Name[Bearbeiten | Quelltext bearbeiten]
Milione war eventuell die Kurzform des Spitznamens der Polo-Familie Emilione. Die Bezeichnung ist jedoch nicht letztgültig geklärt: Gemeinhin pflegt man sie auch als Anspielung der Zeitgenossen auf Polos wenig glaubwürdig erscheinende Berichte von den sagenhaften Schätzen des Orients zu deuten.
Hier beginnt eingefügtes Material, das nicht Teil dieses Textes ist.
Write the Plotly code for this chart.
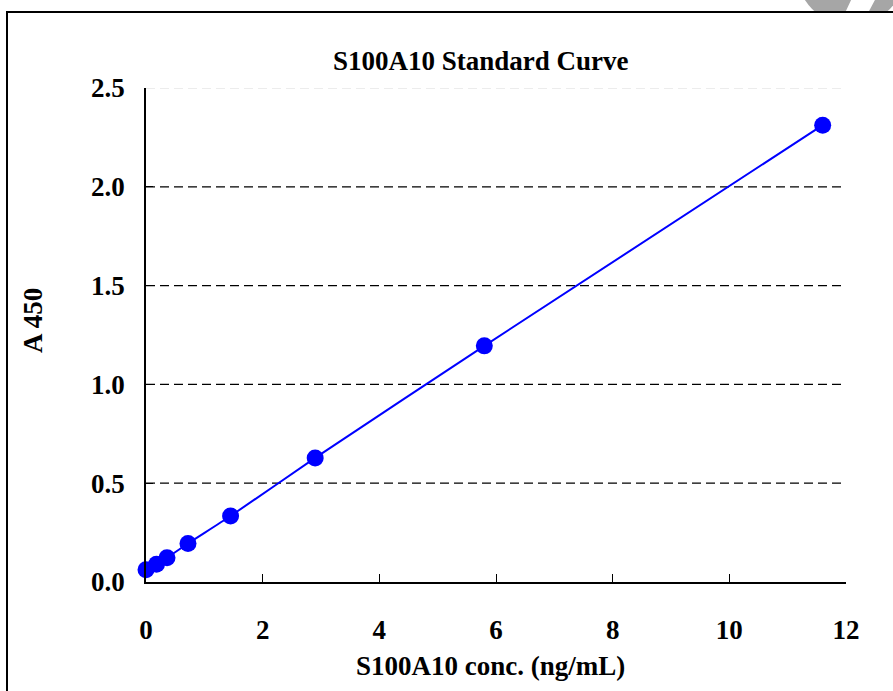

Das Buch ist auch bekannt als Le meraviglie del mondo oder Devisement du monde (deutsch: Die Wunder der Welt oder Erzählung der Welt).[1]
Der Titel der ursprünglichen Handschrift des Werkes war französisch und lautete vermutlich Le livre de Marco Polo citoyen de Venise, dit Million, où l'on conte les merveilles du monde („Das Buch des Marco Polo, Bürger der Stadt Venedig, genannt Milione, worin von den Wundern der Welt berichtet wird“).
Entstehung[Bearbeiten | Quelltext bearbeiten]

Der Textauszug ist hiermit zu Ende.